The packing density/affinity relationship for barbiturates is offset from that of the propofol-like compounds, interpreted here as the addition of an entropic penalty offset by new enthalpic gains.
We caution that understanding why a particular anesthetic binds with high affinity to a given target will not necessarily provide insights into general anesthesia, since anesthetic side effects are presumably also mediated by interactions with protein targets, some of which may occur with high affinity. However, the side-effect profiles of currently-used anesthetics vary considerably, suggesting that, unlike anesthetics' clinically useful effects, side effects tend to derive from chemotype-specific interactions. Therefore, targets that recognize many different anesthetic chemotypes are likely to reveal binding properties that are relevant to the production of the anesthetized state.

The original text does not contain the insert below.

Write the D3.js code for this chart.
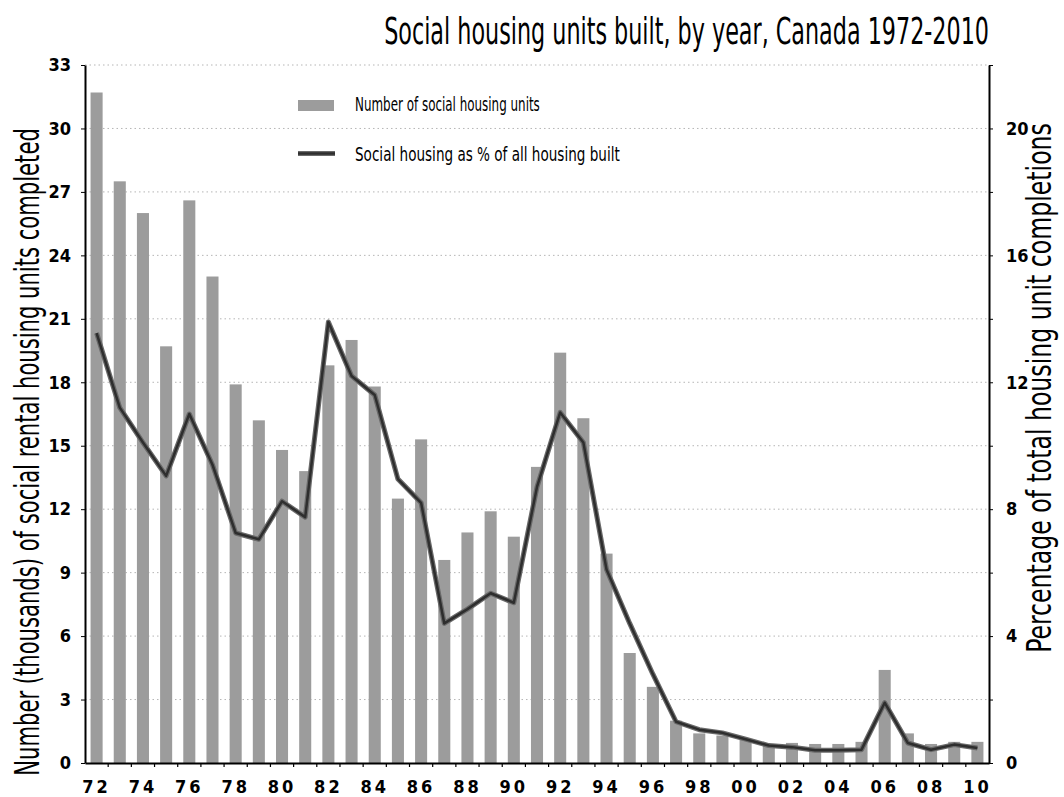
<!DOCTYPE html>
<html>
<head>
<meta charset="utf-8">
<script src="https://cdn.jsdelivr.net/npm/d3@7"></script>
<style>
  html, body { margin: 0; padding: 0; background: #fff; }
  svg { display: block; }
  text { font-family: "DejaVu Sans Condensed", "Liberation Sans Narrow", sans-serif; }
</style>
</head>
<body>
<svg id="chart" width="1064" height="797"></svg>
<script>
// ---- data ----
const years = d3.range(1972, 2011);
const unitsThousands = [31.7, 27.5, 26.0, 19.7, 26.6, 23.0, 17.9, 16.2, 14.8, 13.8,
                        18.8, 20.0, 17.8, 12.5, 15.3, 9.6, 10.9, 11.9, 10.7, 14.0,
                        19.4, 16.3, 9.9, 5.2, 3.6, 2.0, 1.4, 1.3, 1.1, 0.9,
                        0.95, 0.9, 0.9, 1.0, 4.4, 1.4, 0.9, 1.0, 1.0];
const pctOfAll = [13.55, 11.2, 10.1, 9.05, 11.0, 9.4, 7.25, 7.05, 8.25, 7.75,
                  13.9, 12.2, 11.6, 8.95, 8.2, 4.4, 4.85, 5.35, 5.05, 8.7,
                  11.05, 10.1, 6.1, 4.4, 2.8, 1.3, 1.05, 0.95, 0.75, 0.55,
                  0.5, 0.4, 0.4, 0.42, 1.9, 0.63, 0.42, 0.58, 0.47];
const leftTicks = [0, 3, 6, 9, 12, 15, 18, 21, 24, 27, 30, 33];
const rightTicks = [0, 2, 4, 6, 8, 10, 12, 14, 16, 18, 20, 22];
const rightLabels = [0, 4, 8, 12, 16, 20];
const titleText = "Social housing units built, by year, Canada 1972-2010";
const leftTitle = "Number (thousands) of social rental housing units completed";
const rightTitle = "Percentage of total housing unit completions";
const legendLabels = ["Number of social housing units", "Social housing as % of all housing built"];

// ---- layout ----
const X0 = 85, X1 = 989, Y0 = 763, Y1 = 65;
const barColor = "#9c9c9c", lineColor = "#2e2e2e";
const tickFont = '"DejaVu Sans Condensed", sans-serif';

const svg = d3.select("#chart");

const x = d3.scaleBand().domain(years).range([X0, X1]).paddingInner(0.48).paddingOuter(0.24);
const yL = d3.scaleLinear().domain([0, 33]).range([Y0, Y1]);
const yR = d3.scaleLinear().domain([0, 22]).range([Y0, Y1]);

// helper: condensed text fitted to a target length via horizontal scaling
function fittedText(g, str, size, target, tx, ty, rot, anchor) {
  const t = g.append("text")
    .attr("font-size", size)
    .attr("text-anchor", anchor)
    .attr("fill", "#000")
    .text(str);
  const w = t.node().getComputedTextLength();
  const s = target / w;
  t.attr("transform", `translate(${tx},${ty}) rotate(${rot}) scale(${s},1)`);
  return t;
}

// gridlines
svg.append("g").selectAll("line").data(leftTicks.filter(d => d > 0)).join("line")
  .attr("x1", X0).attr("x2", X1)
  .attr("y1", d => yL(d)).attr("y2", d => yL(d))
  .attr("stroke", "#b5b5b5").attr("stroke-width", 1).attr("stroke-dasharray", "1.5,3");

// bars
svg.append("g").selectAll("rect").data(years).join("rect")
  .attr("x", d => x(d))
  .attr("width", x.bandwidth())
  .attr("y", (d, i) => yL(unitsThousands[i]))
  .attr("height", (d, i) => Y0 - yL(unitsThousands[i]))
  .attr("fill", barColor);

// line
const line = d3.line()
  .x((d, i) => x(years[i]) + x.bandwidth() / 2)
  .y(d => yR(d));
svg.append("path").datum(pctOfAll)
  .attr("d", line)
  .attr("fill", "none")
  .attr("stroke", "#6a6a6a").attr("stroke-width", 5).attr("stroke-linejoin", "round");
svg.append("path").datum(pctOfAll)
  .attr("d", line)
  .attr("fill", "none")
  .attr("stroke", lineColor).attr("stroke-width", 2.5).attr("stroke-linejoin", "round");

// left axis
const gL = svg.append("g").attr("transform", `translate(${X0},0)`)
  .call(d3.axisLeft(yL).tickValues(leftTicks).tickSize(4).tickPadding(10).tickSizeOuter(0));
gL.select(".domain").attr("stroke", "#000").attr("stroke-width", 2);
gL.selectAll("text").attr("font-size", 18).attr("font-weight", "bold").attr("fill", "#000")
  .style("font-family", tickFont);

// right axis
const gR = svg.append("g").attr("transform", `translate(${X1},0)`)
  .call(d3.axisRight(yR).tickValues(rightTicks).tickSize(4).tickPadding(13).tickSizeOuter(0)
    .tickFormat(d => rightLabels.includes(d) ? d : ""));
gR.select(".domain").attr("stroke", "#000").attr("stroke-width", 2);
gR.selectAll("text").attr("font-size", 18).attr("font-weight", "bold").attr("fill", "#000")
  .style("font-family", tickFont);

// bottom axis
const gB = svg.append("g").attr("transform", `translate(0,${Y0})`)
  .call(d3.axisBottom(x).tickSize(0).tickPadding(17)
    .tickFormat(d => d % 2 === 0 ? String(d % 100).padStart(2, "0") : ""));
gB.select(".domain").attr("stroke", "#000").attr("stroke-width", 2);
gB.selectAll("text").attr("font-size", 18).attr("font-weight", "bold").attr("fill", "#000")
  .attr("letter-spacing", 3)
  .style("font-family", tickFont);
gB.append("g").selectAll("line").data(years.slice(1)).join("line")
  .attr("x1", d => x(d) - x.step() * x.paddingInner() / 2)
  .attr("x2", d => x(d) - x.step() * x.paddingInner() / 2)
  .attr("y1", 0).attr("y2", 4).attr("stroke", "#000").attr("stroke-width", 1.2);

// title
fittedText(svg, titleText, 38, 605, 989, 44, 0, "end");

// axis titles
fittedText(svg, leftTitle, 33, 648, 39, 452, -90, "middle");
fittedText(svg, rightTitle, 33, 530, 1051, 388, -90, "middle");

// legend
const lg = svg.append("g");
lg.append("rect").attr("x", 298).attr("y", 100).attr("width", 36).attr("height", 11).attr("fill", barColor);
lg.append("line").attr("x1", 298).attr("x2", 335).attr("y1", 153.5).attr("y2", 153.5)
  .attr("stroke", "#6a6a6a").attr("stroke-width", 5);
lg.append("line").attr("x1", 298).attr("x2", 335).attr("y1", 153.5).attr("y2", 153.5)
  .attr("stroke", lineColor).attr("stroke-width", 2.5);
fittedText(lg, legendLabels[0], 20, 185, 355, 111, 0, "start");
fittedText(lg, legendLabels[1], 20, 265, 355, 161, 0, "start");
</script>
</body>
</html>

In summary, we present the first structures of barbiturates bound to a specific protein target. They add support to the notion that direct protein interactions subserve anesthetic effects. Further, these data emphasize that apoferritin is a unitary anesthetic binder, capable of accommodating different general anesthetic chemotypes. Its binding site contains a three-dimensional distribution of amphipathic features that allow recognition of a diverse collection of anesthetic ligands with remarkably high, and clinically relevant, affinity. Thus, it would seem that the apoferritin site can be considered a prototypical anesthetic binding site, and used for purposes as diverse as database mining or screening of novel anesthetic candidates.